No significant spending cuts or austerity measures have been foreshadowed by the Labor, Liberal, and Greens parties in the election campaign. 

Instead, various promises of additional spending are being issued. Premier Daniel Andrews is focussing on health and education, pledging investment for an additional public hospital in West Gippsland, upgraded hospitals in Melbourne, and for the construction of 25 new schools and upgrades for 89 existing facilities.

These promises, even if they prove to be fulfilled, will not resolve the enormous crisis of both the public health and education systems. The Labor Party, in office for 19 of the last 23 years in Victoria, has starved the schools and hospitals of funding. Victorian public schools are the lowest funded in Australia on a per student basis, while the state’s hospital services are funded through the regressive “casemix” mechanism that works to continually cut costs. Meanwhile private operators in both health and education reap enormous profits and enjoy various government-funnelled subsidies.

The COVID-19 pandemic has exacerbated the crisis of the health and education systems.
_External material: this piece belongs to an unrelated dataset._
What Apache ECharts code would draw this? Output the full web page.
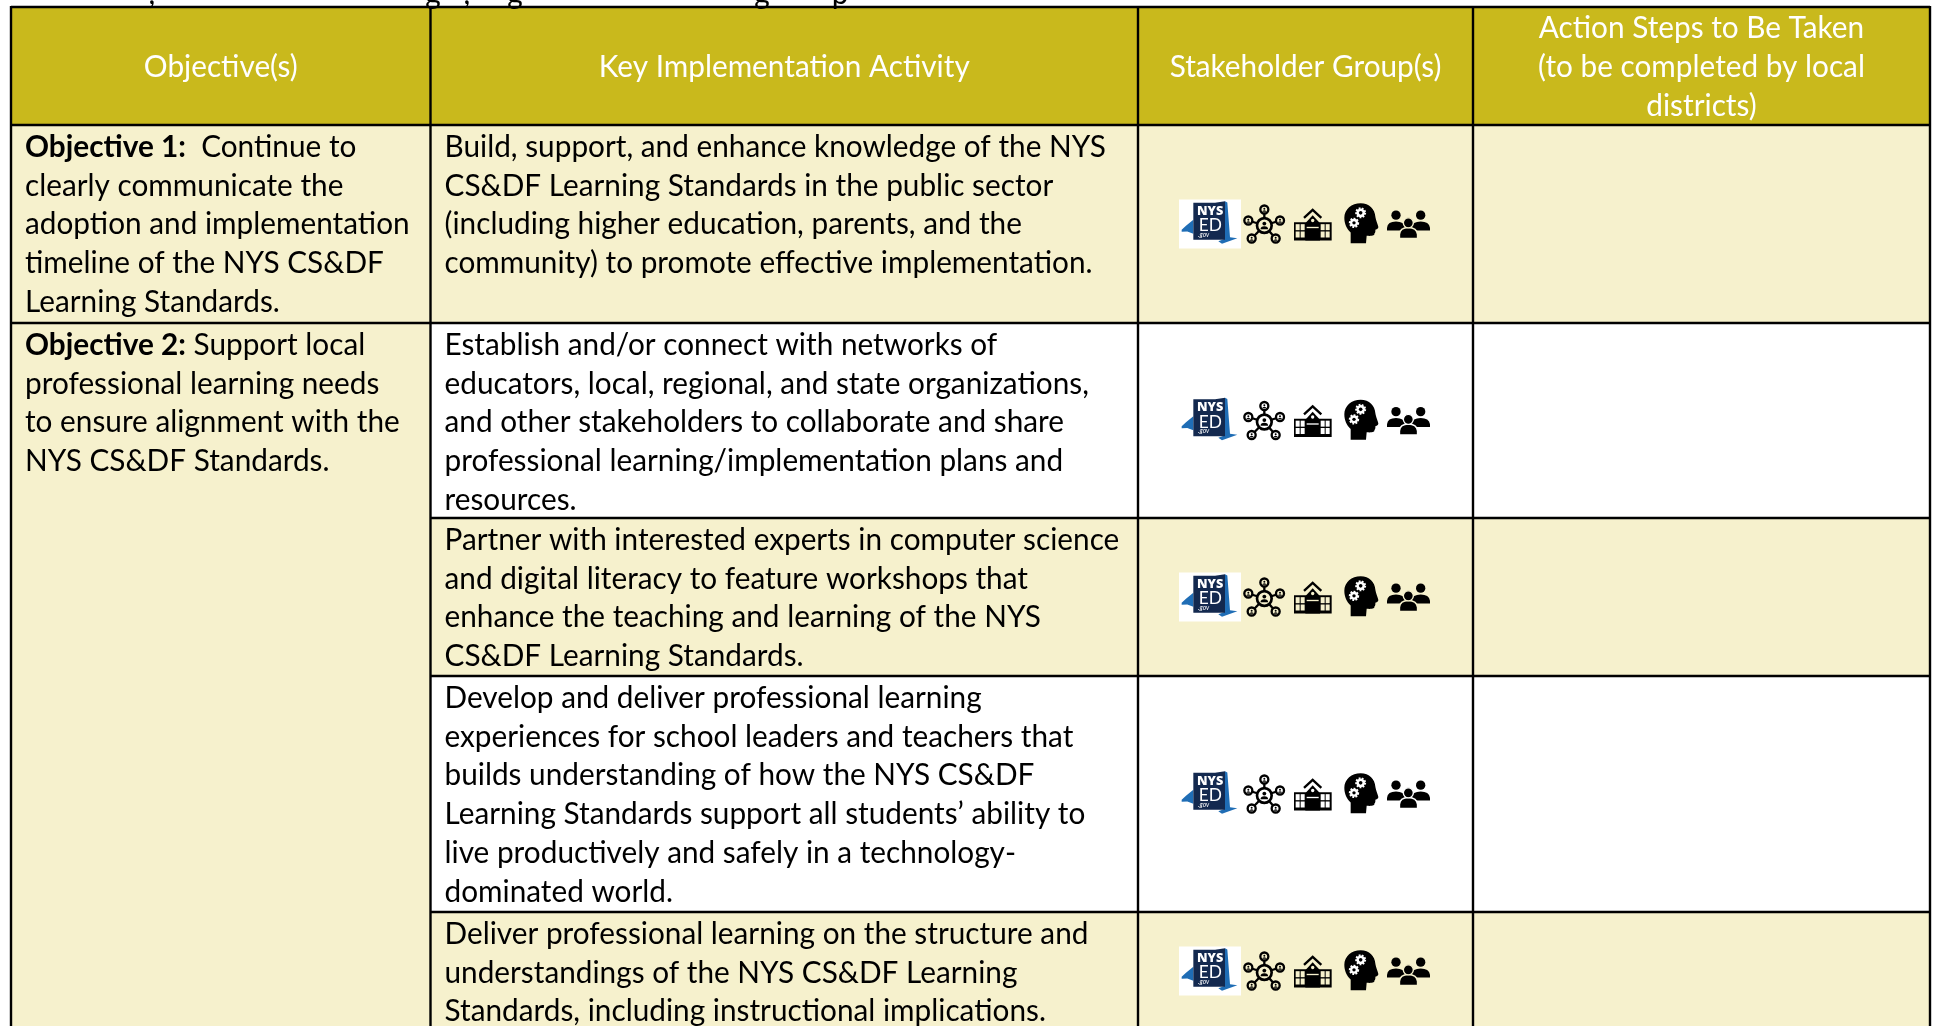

The state Labor government has spearheaded the Australian ruling elite’s campaign from late last year to junk all public health measures that are seen to impinge on corporate profit-making activity.

Premier Daniel Andrews publicly endorsed then Prime Minister Scott Morrison’s implementation of a “let it rip” strategy, and collaborated closely with him and other state premiers through the National Cabinet. Andrews developed a close partnership with New South Wales Premier Dominic Perrottet, with the two leaders coordinating their systematic dismantling of public pandemic health measures.

Despite the Labor government’s record, it is widely expected to be re-elected on November 26. The opposition Liberal Party remains associated with the despised former federal government of Scott Morrison. The Liberals also incurred widespread hostility over their opposition to lockdown measures imposed in Melbourne in late 2020.

The 111-day public health measure, one of the world’s longest continuous lockdowns, successfully eliminated coronavirus transmission and enjoyed widespread support. The Liberal Party was seen as pitching to extreme right-wing, anti-vax layers. Earlier this month, the opposition was forced to issue an apology after one of its lower house election candidates gave an interview with a far-right YouTuber and declared that Andrews should be “brought to justice” for his pandemic policies.

Big business remains solidly behind the Labor government and has shunned the Liberal Party’s appeal for greater support.

The Australian Financial Review reported on October 20: “Victorian Liberal Party fundraising events have been mostly ignored by large companies and prominent Victorians. The Labor Party’s have been popular. Companies that have paid $1,000 or more for their staff to attend Labor events include the law firm Herbert Smith Freehills, the Deloitte accounting firm, stockbroker Evans and Partners, SEEK and Village Roadshow, according to public records. None have disclosed Liberal donations since the end of the 2019-20 financial year.

“The building and property industries have formed close relationships with the Labor Party too, Liberal Party officials say, which has hurt the party’s funding. … Several well-known Victorian families have also attended Labor fundraisers. While the amounts they have given are relatively small, their presence has contributed to the demoralisation of a Liberal Party that once prided itself on links to the elite.”

The Victorian election underscores the urgent need for the working class to build the only party that represents its independent interests and advances a socialist and internationalist program, the Socialist Equality Party.